TÜFEKÇİ MAHMUT USTA, YAŞAM USTASIYDI

Tüfekçi Mahmut Ustasını anlatırken, dalıp dalıp tarihi 1962’ye gitmekten alıkoyamaz kendisini Halil abi. Ustası o yıllarda denizin dibindeki iki fosile takır takır içleyen, kalp ritmi fersah fersah mavi derinlikler içerisinden hissedilen bir mucizeyi gerçekleştirmişti.

Turgutreis’in 1,5 mil batısında bulunan Çatal Ada’da çift motorlu bir İngiliz hücum botu batar. Denizde fıtratına emanet bu iki motoru çıkarır Efe’nin anlatmalara yetemediği Tüfekçi Mahmut Ustası. Bu hayat bulan motorlardan birisi Mustafa isimli bir trataya can olur. Mustafa, o motorla dalgaları karşılayarak ekmek kovalar. İkinci motora ise ustanın kendisi gönül koyar. Çok sevdiği arkadaşı, sırdaşı ile sekiz silindir, dokuz yüz devir Gardner marka İngiliz motoruna uygun tekne yaparlar. Tekneye de yapılışındaki ruha uygun bir isim koyarlar. “Ortak” artık denizlerde kendisine uygun bir rota bulmuştur. Gardner motorunun da, “L. Gardner and Sons” ismiyle 1895-1990 yılları arasında uzunca bir dizel serüveni vardır. Sonraları başka bir motor devi (Perkins) Gardner’i satın alıyor. Ancak 1960’lı yıllarda Gardner firması kendi imalatı olan dizellerle ilgili efsanevi hikayeyi duyuyor. Doğruluğunu büyük bir şaşkınlıkla teyid ettirdikten sonra Efe’nin ustası ile bağlantıya geçiyor. Kıt kanaat olanaklarla gerçekleştirdiği mucizenin çorbasındaki tuz oluyor. İngiltere’den, Bodrum’a ihtiyaç olunan parçaları gönderiyor ulvi bir jest olarak. Efe, Tüfekçi Mahmut Ustasından söz ederken; “Halen batıkta olup da, onun ses veremeyeceği bir deniz motoru icat edilmedi” sözcüklerini tüketir.

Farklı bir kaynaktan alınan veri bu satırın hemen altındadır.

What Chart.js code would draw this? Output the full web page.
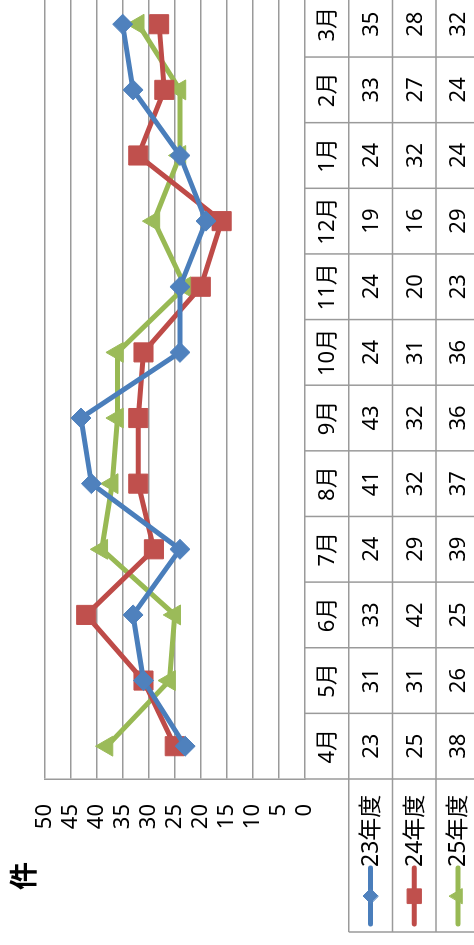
<!DOCTYPE html>
<html lang="ja">
<head>
<meta charset="utf-8">
<script src="https://cdn.jsdelivr.net/npm/chart.js@4.4.1/dist/chart.umd.min.js"></script>
<style>
  html, body { margin: 0; padding: 0; background: #fff; overflow: hidden; width: 474px; height: 945px; }
  /* landscape chart turned on its side to fit the page */
  #wrap { position: absolute; left: 0; top: 0; width: 970px; height: 530px;
          transform-origin: 0 0; transform: translate(-40px, 945px) rotate(-90deg); }
</style>
</head>
<body>
<div id="wrap"><canvas id="monthlyChart" width="970" height="530"></canvas></div>
<script>
const months = ['4月', '5月', '6月', '7月', '8月', '9月', '10月', '11月', '12月', '1月', '2月', '3月'];
const seriesNames = ['23年度', '24年度', '25年度'];
const fy23 = [23, 31, 33, 24, 41, 43, 24, 24, 19, 24, 33, 35];
const fy24 = [25, 31, 42, 29, 32, 32, 31, 20, 16, 32, 27, 28];
const fy25 = [38, 26, 25, 39, 37, 36, 36, 23, 29, 24, 24, 32];
const yMin = 0, yMax = 50, yStep = 5;

const FONT = "'Noto Sans', 'Noto Sans CJK JP', sans-serif";
const GRID = '#9a9a9a';

// Data table under the plot, with legend keys in the first column
const dataTable = {
    id: 'dataTable',
    afterDraw(chart) {
        const { ctx, chartArea, scales: { x } } = chart;
        const rowH = 43.7;
        const top = chartArea.bottom;
        const legendLeft = 13;
        const half = (x.getPixelForValue(1) - x.getPixelForValue(0)) / 2;
        const rows = chart.data.datasets.length + 1;

        ctx.save();
        ctx.strokeStyle = GRID;
        ctx.lineWidth = 1.5;
        for (let r = 1; r <= rows; r++) {
            const yy = top + r * rowH;
            ctx.beginPath();
            ctx.moveTo(legendLeft, yy);
            ctx.lineTo(chartArea.right + 20, yy);
            ctx.stroke();
        }
        for (let i = 0; i <= months.length; i++) {
            const xx = x.getPixelForValue(0) - half + i * half * 2;
            ctx.beginPath();
            ctx.moveTo(xx, top);
            ctx.lineTo(xx, top + rows * rowH);
            ctx.stroke();
        }
        ctx.beginPath();
        ctx.moveTo(legendLeft, top + rowH);
        ctx.lineTo(legendLeft, top + rows * rowH);
        ctx.stroke();

        ctx.fillStyle = '#000';
        ctx.textAlign = 'center';
        ctx.textBaseline = 'middle';
        ctx.font = '22px ' + FONT;
        months.forEach((m, i) => ctx.fillText(m, x.getPixelForValue(i), top + rowH / 2 + 1));
        chart.data.datasets.forEach((ds, r) => {
            const cy = top + (r + 1.5) * rowH + 1;
            ds.data.forEach((v, i) => ctx.fillText(String(v), x.getPixelForValue(i), cy));

            // legend key: short line with marker
            ctx.strokeStyle = ds.borderColor;
            ctx.lineWidth = ds.borderWidth;
            ctx.lineCap = 'round';
            ctx.beginPath();
            ctx.moveTo(21, cy - 1);
            ctx.lineTo(77, cy - 1);
            ctx.stroke();
            ctx.fillStyle = ds.pointBackgroundColor;
            ctx.strokeStyle = ds.pointBorderColor;
            ctx.lineWidth = 1;
            Chart.helpers.drawPoint(ctx, {
                pointStyle: ds.pointStyle, radius: ds.pointRadius * 0.75, rotation: 0, borderWidth: 1
            }, 49, cy - 1);
            ctx.fillStyle = '#000';
            ctx.textAlign = 'left';
            ctx.font = '23px ' + FONT;
            ctx.fillText(seriesNames[r], 78, cy);
            ctx.font = '22px ' + FONT;
            ctx.textAlign = 'center';
        });

        // axis unit and chart title
        ctx.font = 'bold 28px ' + FONT;
        ctx.fillText('件', 69, 66);
        ctx.textBaseline = 'alphabetic';
        ctx.fillText('月別件数の推移（年度別比較）', 480, 35);
        ctx.restore();
    }
};

new Chart(document.getElementById('monthlyChart'), {
    type: 'line',
    data: {
        labels: months,
        datasets: [
            {
                label: seriesNames[0],
                data: fy23,
                borderColor: '#4A7EBB',
                borderWidth: 5,
                pointStyle: 'rectRot',
                pointRadius: 10,
                pointBackgroundColor: '#4F81BD',
                pointBorderColor: '#4F81BD',
                pointBorderWidth: 1
            },
            {
                label: seriesNames[1],
                data: fy24,
                borderColor: '#BE4B48',
                borderWidth: 5,
                pointStyle: 'rect',
                pointRadius: 13.5,
                pointBackgroundColor: '#C0504D',
                pointBorderColor: '#C0504D',
                pointBorderWidth: 1
            },
            {
                label: seriesNames[2],
                data: fy25,
                borderColor: '#98B954',
                borderWidth: 5,
                pointStyle: 'triangle',
                pointRadius: 11.5,
                pointBackgroundColor: '#9BBB59',
                pointBorderColor: '#9BBB59',
                pointBorderWidth: 1
            }
        ]
    },
    options: {
        responsive: false,
        animation: false,
        devicePixelRatio: 1,
        layout: { padding: { top: 84.5, right: 16.4, bottom: 185, left: 0 } },
        plugins: {
            legend: { display: false },
            tooltip: { enabled: false }
        },
        elements: { line: { tension: 0, borderJoinStyle: 'round' } },
        scales: {
            x: {
                type: 'category',
                display: false,
                offset: true
            },
            y: {
                min: yMin,
                max: yMax,
                afterFit(scale) { scale.width = 166; },
                ticks: {
                    stepSize: yStep,
                    autoSkip: false,
                    color: '#000',
                    padding: 25,
                    font: { family: FONT, size: 22 }
                },
                grid: { color: GRID, lineWidth: 1.5, drawTicks: false },
                border: { color: GRID, width: 1.5 }
            }
        }
    },
    plugins: [dataTable]
});
</script>
</body>
</html>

YENİLMEME İNADI, BABA ALİ YENİLMEZ İLE BAŞLADI

Efe’nin gönlü denizde, ayakları karaya basan yaşamında en mühim milat 1974’de gerçekleşir. Kadim topraklar üzerinde Naide Hanım ile filizlenen aşkı 1974’de evlilikle taçlanır. Bu evlilikten 3 evlat (Ali, Esma ve Şeyma) sürgün verir.

Efe’nin babası Ali Yenilmez, anne Eda Hanım ile halen ilk günkü mütevazılık ve sadelikte mutlu bir yaşamı sirküle ettirmekteler. Yalnız baba Ali Yenilmez’in, Eda Hanım’ın kendisini tam anlamadığı yolundaki şikayetleri son dönem artmışa benzer. Belki bir ara (halen Gümbet’te tabelası adeta bir arma gibi çakılı duran) Ali Baba Otel’in duvarları dile gelir de Ali Yenilmez’den 3-5 bukle sunabilir meraklılarına. Belli mi olur, Halil Efe’nin halen hayranlığını saklayamadığı Ali babası da, Ali Baba Otel’in emekle ve sevgiyle örülü duvarlarına bu manada yol verebilir. Bodrum’un her apak saçlısına temasınızda mutlaka baba Ali Yenilmez ve kısmen Ali Baba Otel’e bir çarpıyorsunuz. Ali Yenilmez’in halen aynı hızda devam eden Yenilmez serüvenini dinlerken, anlamaya çalışırken o döneme mıhlanıp kalmamak elde de, irade de değil. Halil Efe’deki yenilmeme inadı da; sanki baba Ali Yenilmez’den genetik sirayet gibi. Bodrum hanımefendisi Eda annenin de, Ali babadan aşağı kalır yanı yok gibi. Halen eve hizmetli, hizmetçi, bakıcı neyim sokmaz. Ali babanın ütülü pantolonu da, iç içe geçecek çorabı da, katlanacak mendili de illa ki; bizzat kendi elinden geçecek.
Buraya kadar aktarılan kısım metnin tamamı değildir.